_Written problem_
Copy out each line exactly as it appears.
════════
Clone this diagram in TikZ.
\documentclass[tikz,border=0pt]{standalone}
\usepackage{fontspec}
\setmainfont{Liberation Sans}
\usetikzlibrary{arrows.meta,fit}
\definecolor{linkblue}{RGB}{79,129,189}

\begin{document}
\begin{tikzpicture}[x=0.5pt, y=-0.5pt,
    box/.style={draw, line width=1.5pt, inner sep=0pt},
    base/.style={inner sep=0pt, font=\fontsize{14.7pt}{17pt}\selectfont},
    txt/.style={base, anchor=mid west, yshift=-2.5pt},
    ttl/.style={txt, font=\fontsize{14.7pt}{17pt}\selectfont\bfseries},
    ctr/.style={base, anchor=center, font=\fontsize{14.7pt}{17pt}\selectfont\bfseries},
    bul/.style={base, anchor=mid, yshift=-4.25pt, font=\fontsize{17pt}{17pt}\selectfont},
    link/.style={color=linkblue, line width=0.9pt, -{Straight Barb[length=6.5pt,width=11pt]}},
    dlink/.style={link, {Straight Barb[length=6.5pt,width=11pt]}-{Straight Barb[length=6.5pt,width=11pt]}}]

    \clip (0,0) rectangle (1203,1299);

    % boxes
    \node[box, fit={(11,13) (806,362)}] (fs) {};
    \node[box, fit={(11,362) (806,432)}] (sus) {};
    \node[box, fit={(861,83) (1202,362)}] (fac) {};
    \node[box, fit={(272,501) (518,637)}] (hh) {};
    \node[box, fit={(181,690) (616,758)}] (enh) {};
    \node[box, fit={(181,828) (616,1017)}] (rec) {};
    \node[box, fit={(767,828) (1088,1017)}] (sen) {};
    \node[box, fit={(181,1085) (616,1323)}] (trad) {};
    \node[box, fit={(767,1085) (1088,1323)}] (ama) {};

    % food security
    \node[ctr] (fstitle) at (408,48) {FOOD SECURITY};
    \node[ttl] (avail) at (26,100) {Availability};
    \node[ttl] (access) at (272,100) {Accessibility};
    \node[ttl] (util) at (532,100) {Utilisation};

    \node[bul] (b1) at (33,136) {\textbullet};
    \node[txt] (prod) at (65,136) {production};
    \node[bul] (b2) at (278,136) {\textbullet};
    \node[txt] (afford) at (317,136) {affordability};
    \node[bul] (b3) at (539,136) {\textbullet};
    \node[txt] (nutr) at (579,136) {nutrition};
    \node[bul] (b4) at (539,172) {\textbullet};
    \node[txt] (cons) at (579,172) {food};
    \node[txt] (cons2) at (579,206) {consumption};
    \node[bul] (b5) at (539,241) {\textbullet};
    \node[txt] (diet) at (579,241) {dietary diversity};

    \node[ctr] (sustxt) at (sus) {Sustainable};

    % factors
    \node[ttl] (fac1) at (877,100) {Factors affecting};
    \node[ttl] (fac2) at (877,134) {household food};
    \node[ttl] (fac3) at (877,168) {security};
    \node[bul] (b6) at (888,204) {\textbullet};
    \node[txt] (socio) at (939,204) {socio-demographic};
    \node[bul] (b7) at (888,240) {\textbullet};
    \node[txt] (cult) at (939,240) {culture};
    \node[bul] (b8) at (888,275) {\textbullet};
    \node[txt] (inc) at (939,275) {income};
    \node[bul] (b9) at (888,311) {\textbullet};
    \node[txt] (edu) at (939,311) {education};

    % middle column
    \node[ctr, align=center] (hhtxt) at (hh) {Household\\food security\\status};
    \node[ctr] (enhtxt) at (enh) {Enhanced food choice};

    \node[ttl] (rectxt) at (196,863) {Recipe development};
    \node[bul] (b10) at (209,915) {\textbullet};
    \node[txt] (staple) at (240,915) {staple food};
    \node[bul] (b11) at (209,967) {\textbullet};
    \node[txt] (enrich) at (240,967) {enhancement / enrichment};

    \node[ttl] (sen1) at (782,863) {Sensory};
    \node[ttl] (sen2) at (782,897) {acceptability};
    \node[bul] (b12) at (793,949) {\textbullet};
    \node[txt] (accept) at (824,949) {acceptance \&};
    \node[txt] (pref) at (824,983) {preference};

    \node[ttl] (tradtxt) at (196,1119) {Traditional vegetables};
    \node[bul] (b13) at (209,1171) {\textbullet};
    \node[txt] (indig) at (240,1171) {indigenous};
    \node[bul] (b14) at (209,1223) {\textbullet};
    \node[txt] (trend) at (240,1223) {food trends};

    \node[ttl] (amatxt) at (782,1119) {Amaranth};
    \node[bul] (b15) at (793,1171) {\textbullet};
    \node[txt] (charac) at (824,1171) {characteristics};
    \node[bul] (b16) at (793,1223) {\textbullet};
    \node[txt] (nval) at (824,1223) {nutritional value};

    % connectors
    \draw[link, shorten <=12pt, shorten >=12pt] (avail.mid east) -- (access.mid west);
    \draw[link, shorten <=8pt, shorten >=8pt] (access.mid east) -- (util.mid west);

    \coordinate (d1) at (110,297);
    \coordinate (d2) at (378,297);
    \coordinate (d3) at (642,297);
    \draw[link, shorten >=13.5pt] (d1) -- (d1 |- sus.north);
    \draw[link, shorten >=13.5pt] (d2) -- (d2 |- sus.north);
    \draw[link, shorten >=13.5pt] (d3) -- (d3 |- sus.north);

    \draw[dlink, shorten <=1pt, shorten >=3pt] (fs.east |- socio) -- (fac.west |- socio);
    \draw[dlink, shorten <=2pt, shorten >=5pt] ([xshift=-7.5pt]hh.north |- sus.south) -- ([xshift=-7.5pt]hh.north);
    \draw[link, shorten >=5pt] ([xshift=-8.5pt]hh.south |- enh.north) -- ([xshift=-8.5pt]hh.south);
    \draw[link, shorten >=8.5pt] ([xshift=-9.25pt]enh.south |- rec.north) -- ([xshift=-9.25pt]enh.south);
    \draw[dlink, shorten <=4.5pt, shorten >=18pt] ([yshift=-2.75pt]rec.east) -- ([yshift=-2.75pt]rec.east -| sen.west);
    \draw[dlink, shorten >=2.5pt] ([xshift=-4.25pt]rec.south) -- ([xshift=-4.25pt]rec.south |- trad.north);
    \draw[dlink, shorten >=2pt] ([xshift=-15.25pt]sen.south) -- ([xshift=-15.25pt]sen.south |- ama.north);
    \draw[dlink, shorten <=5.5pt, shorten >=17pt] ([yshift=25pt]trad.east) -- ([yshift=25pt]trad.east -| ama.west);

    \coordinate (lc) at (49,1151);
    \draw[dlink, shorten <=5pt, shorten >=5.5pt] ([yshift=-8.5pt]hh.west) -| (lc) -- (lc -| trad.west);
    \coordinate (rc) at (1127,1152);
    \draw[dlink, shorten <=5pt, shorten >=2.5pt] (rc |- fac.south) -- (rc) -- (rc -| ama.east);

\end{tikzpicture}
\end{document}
════════
_Answer to the task_
Clone this diagram in TikZ.
\documentclass[tikz,border=0pt]{standalone}
\usepackage{fontspec}
\setmainfont{Liberation Sans}
\usetikzlibrary{arrows.meta,fit}
\definecolor{linkblue}{RGB}{79,129,189}

\begin{document}
\begin{tikzpicture}[x=0.5pt, y=-0.5pt,
    box/.style={draw, line width=1.5pt, inner sep=0pt},
    base/.style={inner sep=0pt, font=\fontsize{14.7pt}{17pt}\selectfont},
    txt/.style={base, anchor=mid west, yshift=-2.5pt},
    ttl/.style={txt, font=\fontsize{14.7pt}{17pt}\selectfont\bfseries},
    ctr/.style={base, anchor=center, font=\fontsize{14.7pt}{17pt}\selectfont\bfseries},
    bul/.style={base, anchor=mid, yshift=-4.25pt, font=\fontsize{17pt}{17pt}\selectfont},
    link/.style={color=linkblue, line width=0.9pt, -{Straight Barb[length=6.5pt,width=11pt]}},
    dlink/.style={link, {Straight Barb[length=6.5pt,width=11pt]}-{Straight Barb[length=6.5pt,width=11pt]}}]

    \clip (0,0) rectangle (1203,1299);

    % boxes
    \node[box, fit={(11,13) (806,362)}] (fs) {};
    \node[box, fit={(11,362) (806,432)}] (sus) {};
    \node[box, fit={(861,83) (1202,362)}] (fac) {};
    \node[box, fit={(272,501) (518,637)}] (hh) {};
    \node[box, fit={(181,690) (616,758)}] (enh) {};
    \node[box, fit={(181,828) (616,1017)}] (rec) {};
    \node[box, fit={(767,828) (1088,1017)}] (sen) {};
    \node[box, fit={(181,1085) (616,1323)}] (trad) {};
    \node[box, fit={(767,1085) (1088,1323)}] (ama) {};

    % food security
    \node[ctr] (fstitle) at (408,48) {FOOD SECURITY};
    \node[ttl] (avail) at (26,100) {Availability};
    \node[ttl] (access) at (272,100) {Accessibility};
    \node[ttl] (util) at (532,100) {Utilisation};

    \node[bul] (b1) at (33,136) {\textbullet};
    \node[txt] (prod) at (65,136) {production};
    \node[bul] (b2) at (278,136) {\textbullet};
    \node[txt] (afford) at (317,136) {affordability};
    \node[bul] (b3) at (539,136) {\textbullet};
    \node[txt] (nutr) at (579,136) {nutrition};
    \node[bul] (b4) at (539,172) {\textbullet};
    \node[txt] (cons) at (579,172) {food};
    \node[txt] (cons2) at (579,206) {consumption};
    \node[bul] (b5) at (539,241) {\textbullet};
    \node[txt] (diet) at (579,241) {dietary diversity};

    \node[ctr] (sustxt) at (sus) {Sustainable};

    % factors
    \node[ttl] (fac1) at (877,100) {Factors affecting};
    \node[ttl] (fac2) at (877,134) {household food};
    \node[ttl] (fac3) at (877,168) {security};
    \node[bul] (b6) at (888,204) {\textbullet};
    \node[txt] (socio) at (939,204) {socio-demographic};
    \node[bul] (b7) at (888,240) {\textbullet};
    \node[txt] (cult) at (939,240) {culture};
    \node[bul] (b8) at (888,275) {\textbullet};
    \node[txt] (inc) at (939,275) {income};
    \node[bul] (b9) at (888,311) {\textbullet};
    \node[txt] (edu) at (939,311) {education};

    % middle column
    \node[ctr, align=center] (hhtxt) at (hh) {Household\\food security\\status};
    \node[ctr] (enhtxt) at (enh) {Enhanced food choice};

    \node[ttl] (rectxt) at (196,863) {Recipe development};
    \node[bul] (b10) at (209,915) {\textbullet};
    \node[txt] (staple) at (240,915) {staple food};
    \node[bul] (b11) at (209,967) {\textbullet};
    \node[txt] (enrich) at (240,967) {enhancement / enrichment};

    \node[ttl] (sen1) at (782,863) {Sensory};
    \node[ttl] (sen2) at (782,897) {acceptability};
    \node[bul] (b12) at (793,949) {\textbullet};
    \node[txt] (accept) at (824,949) {acceptance \&};
    \node[txt] (pref) at (824,983) {preference};

    \node[ttl] (tradtxt) at (196,1119) {Traditional vegetables};
    \node[bul] (b13) at (209,1171) {\textbullet};
    \node[txt] (indig) at (240,1171) {indigenous};
    \node[bul] (b14) at (209,1223) {\textbullet};
    \node[txt] (trend) at (240,1223) {food trends};

    \node[ttl] (amatxt) at (782,1119) {Amaranth};
    \node[bul] (b15) at (793,1171) {\textbullet};
    \node[txt] (charac) at (824,1171) {characteristics};
    \node[bul] (b16) at (793,1223) {\textbullet};
    \node[txt] (nval) at (824,1223) {nutritional value};

    % connectors
    \draw[link, shorten <=12pt, shorten >=12pt] (avail.mid east) -- (access.mid west);
    \draw[link, shorten <=8pt, shorten >=8pt] (access.mid east) -- (util.mid west);

    \coordinate (d1) at (110,297);
    \coordinate (d2) at (378,297);
    \coordinate (d3) at (642,297);
    \draw[link, shorten >=13.5pt] (d1) -- (d1 |- sus.north);
    \draw[link, shorten >=13.5pt] (d2) -- (d2 |- sus.north);
    \draw[link, shorten >=13.5pt] (d3) -- (d3 |- sus.north);

    \draw[dlink, shorten <=1pt, shorten >=3pt] (fs.east |- socio) -- (fac.west |- socio);
    \draw[dlink, shorten <=2pt, shorten >=5pt] ([xshift=-7.5pt]hh.north |- sus.south) -- ([xshift=-7.5pt]hh.north);
    \draw[link, shorten >=5pt] ([xshift=-8.5pt]hh.south |- enh.north) -- ([xshift=-8.5pt]hh.south);
    \draw[link, shorten >=8.5pt] ([xshift=-9.25pt]enh.south |- rec.north) -- ([xshift=-9.25pt]enh.south);
    \draw[dlink, shorten <=4.5pt, shorten >=18pt] ([yshift=-2.75pt]rec.east) -- ([yshift=-2.75pt]rec.east -| sen.west);
    \draw[dlink, shorten >=2.5pt] ([xshift=-4.25pt]rec.south) -- ([xshift=-4.25pt]rec.south |- trad.north);
    \draw[dlink, shorten >=2pt] ([xshift=-15.25pt]sen.south) -- ([xshift=-15.25pt]sen.south |- ama.north);
    \draw[dlink, shorten <=5.5pt, shorten >=17pt] ([yshift=25pt]trad.east) -- ([yshift=25pt]trad.east -| ama.west);

    \coordinate (lc) at (49,1151);
    \draw[dlink, shorten <=5pt, shorten >=5.5pt] ([yshift=-8.5pt]hh.west) -| (lc) -- (lc -| trad.west);
    \coordinate (rc) at (1127,1152);
    \draw[dlink, shorten <=5pt, shorten >=2.5pt] (rc |- fac.south) -- (rc) -- (rc -| ama.east);

\end{tikzpicture}
\end{document}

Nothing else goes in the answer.